Developer - Boston Dynamics, Inc.

Home page - bostondynamics.com/handle

----------


## Airicist

The latest "nightmare inducing" Boston Dynamics robots

Published on Jan 31, 2017




> That's how Marc Raibert, founder of Google's Boston Dynamics, described the wheeled robot that he unveiled for the first time today at 3:46.

----------


## Airicist

Introducing Handle

Published on Feb 27, 2017




> Handle is a research robot that stands 6.5 ft tall, travels at 9 mph and jumps 4​ ​feet vertically. ​It uses electric power to operate both electric and hydraulic actuators, with a range of about 15 miles on one battery charge. ​​​Handle uses many of the same dynamics, balance and mobile manipulation principles​ found in the quadruped and biped robots we build, but with only about 10 actuated joints, it is significantly less complex. Wheels are efficient on flat surfaces while legs can go almost anywhere: by combining wheels and legs Handle can have the best of both worlds.

----------


## Airicist

Handle robot reimagined

Published on Mar 28, 2019




> Handle is a mobile manipulation robot designed for logistics. Handle autonomously performs mixed SKU pallet building and depalletizing after initialization and localizing against the pallets.
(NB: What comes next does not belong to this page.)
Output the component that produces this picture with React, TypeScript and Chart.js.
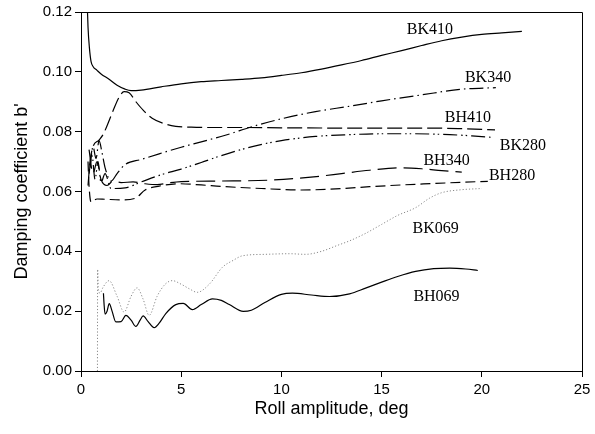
import React, { useEffect, useRef } from 'react';
import { Chart, registerables } from 'chart.js';

Chart.register(...registerables);

// ---- axis ticks ----
const xTickValues = [0, 5, 10, 15, 20, 25];
const yTickValues = [0, 0.02, 0.04, 0.06, 0.08, 0.1, 0.12];

// ---- series (x = roll amplitude, deg ; y = damping coefficient b') ----
const bk410X = [0.3, 0.35, 0.42, 0.5, 0.6, 0.8, 1.0, 1.4, 1.8, 2.2, 2.5, 3, 4, 5, 6, 7, 8, 9, 10, 11, 12, 13, 14, 15, 16, 17, 18, 19, 20, 21, 22];
const bk410Y = [0.125, 0.115, 0.108, 0.1035, 0.1018, 0.1005, 0.0993, 0.0975, 0.0955, 0.0942, 0.0937, 0.0939, 0.095, 0.096, 0.0967, 0.0971, 0.0975, 0.098, 0.0988, 0.0997, 0.1009, 0.1023, 0.1038, 0.1055, 0.1071, 0.1088, 0.1104, 0.1116, 0.1125, 0.113, 0.1135];

const bk340X = [0.45, 0.6, 0.75, 0.9, 1.05, 1.2, 1.5, 1.8, 2.2, 3.0, 3.9, 5.0, 6.0, 7.2, 8.6, 10, 11.7, 13.4, 15, 17, 19, 20.7];
const bk340Y = [0.068, 0.075, 0.071, 0.077, 0.073, 0.068, 0.0635, 0.066, 0.069, 0.0707, 0.0726, 0.0748, 0.0766, 0.0788, 0.0818, 0.0843, 0.0867, 0.0885, 0.0903, 0.0923, 0.0942, 0.0947];

const bh410X = [0.35, 0.45, 0.6, 0.9, 1.1, 1.3, 1.6, 1.9, 2.15, 2.4, 2.74, 3.1, 3.55, 4.1, 4.73, 5.5, 6.4, 8, 10, 13.4, 17.5, 19, 20.66];
const bh410Y = [0.062, 0.07, 0.075, 0.0772, 0.079, 0.082, 0.087, 0.0915, 0.0934, 0.093, 0.09, 0.0872, 0.0845, 0.0828, 0.0818, 0.0815, 0.0814, 0.0814, 0.0813, 0.0812, 0.0812, 0.081, 0.0806];

const bk280X = [0.4, 0.55, 0.7, 0.85, 1.0, 1.2, 1.5, 2.2, 3.0, 4.0, 5.0, 6.0, 7.0, 8.6, 10, 11.7, 13.4, 15, 16.5, 18.4, 19.5, 20.5];
const bk280Y = [0.066, 0.072, 0.064, 0.07, 0.063, 0.066, 0.061, 0.0612, 0.0632, 0.0656, 0.0675, 0.0697, 0.072, 0.0751, 0.077, 0.0784, 0.079, 0.0793, 0.0793, 0.079, 0.0786, 0.0781];

const bh340X = [0.4, 0.6, 0.8, 1.0, 1.3, 1.6, 2.0, 2.6, 3.2, 3.8, 4.4, 5, 7, 9.4, 11.9, 13, 14.4, 16, 17, 18, 19];
const bh340Y = [0.074, 0.066, 0.07, 0.064, 0.062, 0.0635, 0.063, 0.0632, 0.0626, 0.0623, 0.0629, 0.0633, 0.0635, 0.0638, 0.0651, 0.066, 0.0671, 0.0679, 0.0676, 0.067, 0.0665];

const bh280X = [0.35, 0.4, 0.5, 0.8, 1.2, 2.0, 2.7, 3.2, 3.9, 4.9, 6, 7, 9, 11, 13, 14.4, 16, 17.7, 19, 20.3];
const bh280Y = [0.07, 0.062, 0.0565, 0.0575, 0.0574, 0.0572, 0.0577, 0.0605, 0.0618, 0.0626, 0.0622, 0.0617, 0.061, 0.0605, 0.061, 0.0616, 0.0622, 0.0627, 0.0631, 0.0634];

const bk069X = [0.82, 0.83, 0.86, 0.95, 1.1, 1.4, 1.8, 2.15, 2.5, 2.8, 3.1, 3.4, 3.8, 4.2, 4.56, 5.0, 5.4, 5.8, 6.4, 7.06, 7.6, 8.05, 9.2, 10.4, 11.2, 12.0, 12.8, 13.4, 14.2, 15, 15.8, 16.7, 17.4, 18, 19, 20];
const bk069Y = [0.0, 0.034, 0.028, 0.026, 0.028, 0.0302, 0.025, 0.0197, 0.025, 0.0278, 0.024, 0.0186, 0.025, 0.029, 0.0302, 0.029, 0.0275, 0.0263, 0.029, 0.0347, 0.037, 0.0385, 0.039, 0.0392, 0.039, 0.04, 0.042, 0.0435, 0.046, 0.049, 0.052, 0.0546, 0.0578, 0.0596, 0.0606, 0.061];

const bh069X = [1.12, 1.15, 1.2, 1.3, 1.41, 1.55, 1.74, 2.0, 2.24, 2.5, 2.74, 2.95, 3.1, 3.35, 3.65, 3.9, 4.23, 4.73, 5.1, 5.56, 6.0, 6.56, 7.0, 7.4, 8.1, 8.5, 9.2, 10.0, 10.55, 11.5, 12.4, 13.4, 14.2, 15, 15.8, 16.7, 17.6, 18.4, 19.2, 19.8];
const bh069Y = [0.026, 0.0225, 0.019, 0.02, 0.0225, 0.02, 0.0164, 0.0165, 0.0186, 0.017, 0.0149, 0.017, 0.0184, 0.0165, 0.0145, 0.016, 0.0192, 0.0222, 0.0226, 0.0205, 0.0222, 0.0241, 0.0236, 0.0222, 0.0199, 0.0203, 0.023, 0.0256, 0.026, 0.0254, 0.0249, 0.0258, 0.0277, 0.0297, 0.0316, 0.0333, 0.0342, 0.0344, 0.0341, 0.0336];

// ---- in-plot series labels (data coordinates) ----
const labelTexts = ['BK410', 'BK340', 'BH410', 'BK280', 'BH340', 'BH280', 'BK069', 'BH069'];
const labelX = [17.41, 20.31, 19.31, 22.05, 18.24, 21.51, 17.7, 17.74];
const labelY = [0.1141, 0.0981, 0.0846, 0.0752, 0.0704, 0.0651, 0.0474, 0.0249];

const zip = (xs: number[], ys: number[]) => xs.map((x, i) => ({ x, y: ys[i] }));

const framePlugin = {
  id: 'frame',
  afterDatasetsDraw(chart: any) {
    const { ctx, chartArea } = chart;
    ctx.save();
    ctx.strokeStyle = '#000';
    ctx.lineWidth = 1;
    ctx.beginPath();
    ctx.moveTo(Math.round(chartArea.left) + 0.5, Math.round(chartArea.top) + 0.5);
    ctx.lineTo(Math.round(chartArea.right) + 0.5, Math.round(chartArea.top) + 0.5);
    ctx.lineTo(Math.round(chartArea.right) + 0.5, Math.round(chartArea.bottom) + 0.5);
    ctx.stroke();
    ctx.restore();
  },
};

const labelPlugin = {
  id: 'seriesLabels',
  afterDatasetsDraw(chart: any) {
    const { ctx } = chart;
    const xs = chart.scales.x;
    const ys = chart.scales.y;
    ctx.save();
    ctx.font = '16px "Liberation Serif"';
    ctx.fillStyle = '#000';
    ctx.textAlign = 'center';
    ctx.textBaseline = 'middle';
    labelTexts.forEach((t, i) => {
      ctx.fillText(t, xs.getPixelForValue(labelX[i]), ys.getPixelForValue(labelY[i]));
    });
    ctx.restore();
  },
};

export default function App() {
  const ref = useRef<HTMLCanvasElement>(null);
  useEffect(() => {
    const base = {
      pointRadius: 0,
      borderWidth: 1.2,
      fill: false,
      cubicInterpolationMode: 'monotone' as const,
      borderColor: '#000',
    };
    const chart = new Chart(ref.current!, {
      type: 'line',
      data: {
        datasets: [
          { ...base, label: 'BK410', data: zip(bk410X, bk410Y) },
          { ...base, label: 'BK340', data: zip(bk340X, bk340Y), borderDash: [14, 4, 1.5, 4] },
          { ...base, label: 'BH410', data: zip(bh410X, bh410Y), borderDash: [15, 5] },
          { ...base, label: 'BK280', data: zip(bk280X, bk280Y), borderDash: [14, 4, 1.5, 3, 1.5, 4] },
          { ...base, label: 'BH340', data: zip(bh340X, bh340Y), borderDash: [19, 7] },
          { ...base, label: 'BH280', data: zip(bh280X, bh280Y), borderDash: [10, 5] },
          { ...base, label: 'BK069', data: zip(bk069X, bk069Y), borderDash: [1.2, 2], borderColor: '#8a8a8a', borderWidth: 1 },
          { ...base, label: 'BH069', data: zip(bh069X, bh069Y) },
        ],
      },
      options: {
        animation: false,
        responsive: false,
        devicePixelRatio: 1,
        layout: { padding: { top: 10, right: 13, left: 0, bottom: 0 } },
        plugins: { legend: { display: false }, tooltip: { enabled: false } },
        scales: {
          x: {
            type: 'linear',
            min: 0,
            max: 25,
            afterFit: (s: any) => { s.height = 63; },
            afterBuildTicks: (s: any) => { s.ticks = xTickValues.map((v) => ({ value: v })); },
            grid: { display: true, drawOnChartArea: false, tickLength: 6, color: '#000' },
            border: { display: true, color: '#000', width: 1 },
            ticks: {
              color: '#000',
              padding: 4,
              font: { family: '"Liberation Sans"', size: 15 },
              callback: (v: any) => String(v),
              maxRotation: 0,
            },
            title: {
              display: true,
              text: 'Roll amplitude, deg',
              color: '#000',
              font: { family: '"Liberation Sans"', size: 18 },
              padding: { top: 0, bottom: 14 },
            },
          },
          y: {
            type: 'linear',
            min: 0,
            max: 0.12,
            afterFit: (s: any) => { s.width = 81; },
            afterBuildTicks: (s: any) => { s.ticks = yTickValues.map((v) => ({ value: v })); },
            grid: { display: true, drawOnChartArea: false, tickLength: 6, color: '#000' },
            border: { display: true, color: '#000', width: 1 },
            ticks: {
              color: '#000',
              padding: 3,
              font: { family: '"Liberation Sans"', size: 15 },
              callback: (v: any) => Number(v).toFixed(2),
            },
            title: {
              display: true,
              text: "Damping coefficient b'",
              color: '#000',
              font: { family: '"Liberation Sans"', size: 18 },
              padding: { top: 11, bottom: 0 },
            },
          },
        },
      },
      plugins: [framePlugin, labelPlugin],
    });
    return () => chart.destroy();
  }, []);
  return (
    <div style={{ position: 'fixed', left: 0, top: 0, width: 595, height: 434, background: '#fff' }}>
      <canvas ref={ref} width={595} height={434} />
    </div>
  );
}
The on-board vision system on Handle tracks the marked pallets for navigation and finds individual boxes for grasping and placing.
> 
> When Handle places a boxes onto a pallet, it uses force control to nestle each box up against its neighbors.  The boxes used in the video weigh about 5 Kg (12 lbs), but the robot is designed to handle boxes up to (15 Kg) (30 lb).  This version of Handle works with pallets that are 1.2 m deep and 1.7 m tall (48 inches deep and 68 inches tall).

----------